The first 1.2km long drive for the first line of the new metro system in Kazan, the capital city of the national republic of Tatarstan in Russia, has holed through. The 5.7m diameter Lovat TBM, bought specifically for the project in April 1997, broke through into the open-cut station reception area on 17 August 2001 after starting from the launch station box in May 2000.

Since breaking through, the TBM back-up has been retrieved back through the completed drive and the shield has been transported back to the starting station and reassembled ready to start the parallel 1.2km drive by a planned date of 20 September 2001.

This first pair of 1.2km long tunnels are the first of eight Lovat TBM drives to link four open-cut station boxes on the initial 8.7km long metro section. The 18m deep tunnels run through saturated ground. A final section to a fifth underground station to the south of the line through dry competent ground will be excavated using an open faced, excavator shield. This section is yet to start.

After deliberately taking 15 months to complete the first Lovat drive under an area of few surface buildings for a knowledge gaining learning curve, the Kazmetrosstroy construction team plans to achieve a realistic advance rate of about 250m/month on the next and future drives.

Together with the first application of modern EPB tunnel excavation through the wet, soft material, the engineers of the project claim several additional technology firsts for tunnelling in Russia.
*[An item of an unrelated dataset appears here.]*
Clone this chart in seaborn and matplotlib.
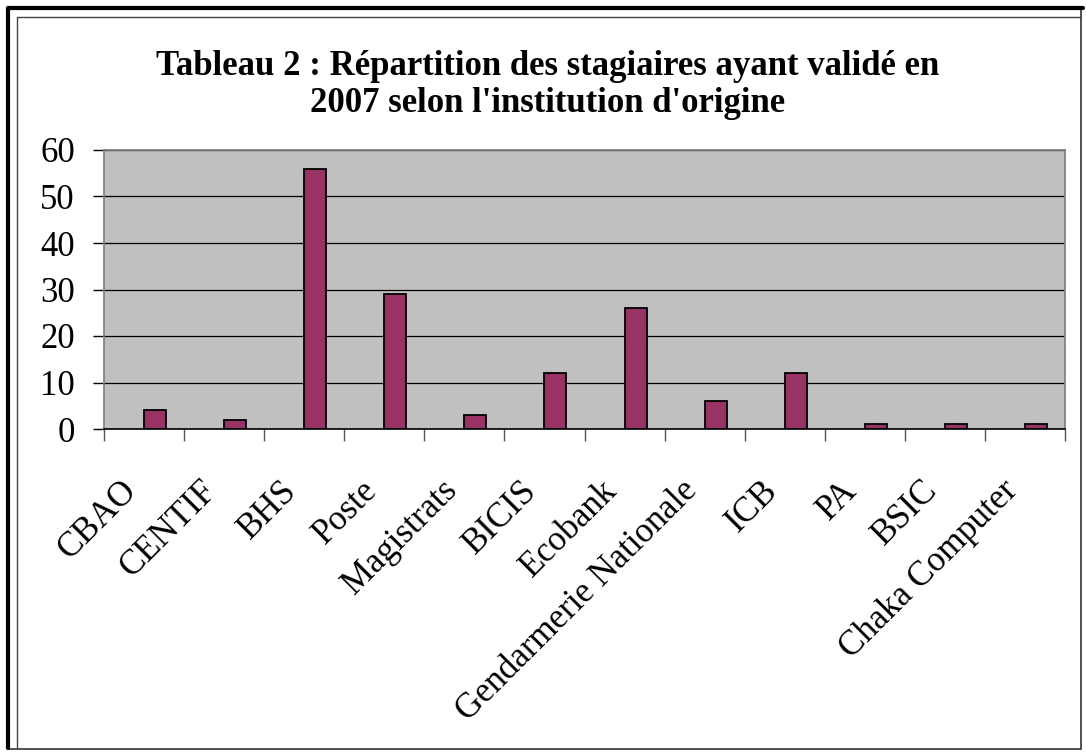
import matplotlib
matplotlib.use("Agg")
import numpy as np
import pandas as pd
import seaborn as sns
import matplotlib.pyplot as plt
import matplotlib.transforms as mtrans
from matplotlib.patches import Rectangle

# Data
institutions = ["CBAO", "CENTIF", "BHS", "Poste", "Magistrats", "BICIS", "Ecobank",
                "Gendarmerie Nationale", "ICB", "PA", "BSIC", "Chaka Computer"]
stagiaires = [4, 2, 56, 29, 3, 12, 26, 6, 12, 1, 1, 1]
title_text = "Tableau 2 : Répartition des stagiaires ayant validé en\n2007 selon l'institution d'origine"

# the original Excel chart has an empty first series, so bars sit right of centre
df = pd.concat([
    pd.DataFrame({"institution": institutions, "valeur": np.nan, "serie": "vide"}),
    pd.DataFrame({"institution": institutions, "valeur": stagiaires, "serie": "stagiaires"}),
], ignore_index=True)

sns.set_theme(style="white")
plt.rcParams["font.family"] = ["Liberation Serif", "DejaVu Serif"]
plt.rcParams["text.color"] = "black"

fig = plt.figure(figsize=(10.86, 7.56), dpi=100)
ax = fig.add_axes([104 / 1086, 1 - 429 / 756, (1065 - 104) / 1086, (429 - 150) / 756])

sns.barplot(data=df, x="institution", y="valeur", hue="serie", hue_order=["vide", "stagiaires"],
            palette={"vide": "#9999ff", "stagiaires": "#993366"}, width=0.55, dodge=True,
            edgecolor="black", linewidth=1.3, saturation=1, legend=False, errorbar=None, ax=ax)

ax.set_facecolor("#c0c0c0")
ax.set_ylim(0, 60)
ax.set_xlim(-0.5, len(institutions) - 0.5)
ax.set_yticks(range(0, 61, 10))
ax.yaxis.grid(True, color="black", linewidth=0.9)
ax.set_axisbelow(True)
for s in ["top", "right", "left"]:
    ax.spines[s].set_color("#808080")
ax.spines["bottom"].set_color("black")
ax.spines["bottom"].set_linewidth(1.2)
ax.set_xlabel("")
ax.set_ylabel("")

# category-boundary ticks on x axis
ax.set_xticks(np.arange(-0.5, len(institutions), 1), minor=True)
ax.tick_params(axis="x", which="minor", length=8.5, width=1, color="#555555", direction="out", bottom=True)
ax.tick_params(axis="x", which="major", length=0, pad=0, labelcolor="black")
ax.tick_params(axis="y", length=8, width=1, color="black", direction="out", left=True,
               labelsize=25, pad=13, labelcolor="black")
ax.set_xticks(range(len(institutions)))
ax.set_xticklabels(institutions, rotation=45, ha="right", va="top", rotation_mode="anchor", fontsize=25)
shift = mtrans.ScaledTranslation(-24 / 100, -45 / 100, fig.dpi_scale_trans)
for lab in ax.get_xticklabels():
    lab.set_transform(lab.get_transform() + shift)

fig.text(0.504, 1 - 85 / 756, title_text, ha="center", va="center", fontsize=25,
         fontweight="bold", linespacing=1.16, color="black")

# frame around the chart
fig.patches.append(Rectangle((8 / 1086, 7 / 756), 1073 / 1086, 742 / 756, transform=fig.transFigure,
                             fill=False, edgecolor="#333333", linewidth=1.2))
fig.lines.append(plt.Line2D([8 / 1086, 8 / 1086, 1083 / 1086], [8 / 756, 748 / 756, 748 / 756],
                            transform=fig.transFigure, color="black", linewidth=3))
fig.lines.append(plt.Line2D([17 / 1086, 17 / 1086, 1081 / 1086], [8 / 756, 739 / 756, 739 / 756],
                            transform=fig.transFigure, color="#444444", linewidth=1))

fig.savefig("out.png", dpi=100)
For the first time the project is using a tapered precast concrete segmental lining. The 1m wide rings of the bolted and gasketed one-pass lining comprise seven segments, plus a key, and a Tacs guidance system on the TBM predicts the necessary orientation and sequence of the segments in each ring to negotiate the compound curves on the line. The high specification annular grout, injected immediately behind the lining as each ring leaves the tail skin will eliminate the need under Russian metro tunnelling specifications to caulk the segment lining joints and carry out secondary contact grouting. It will also allow the bolts in the lining to be removed and reused. The process of having these advances approved by central tunnel construction specification authorities in Moscow is under way.

This initial section of the City’s first metro line is programmed to be opened in August 2005.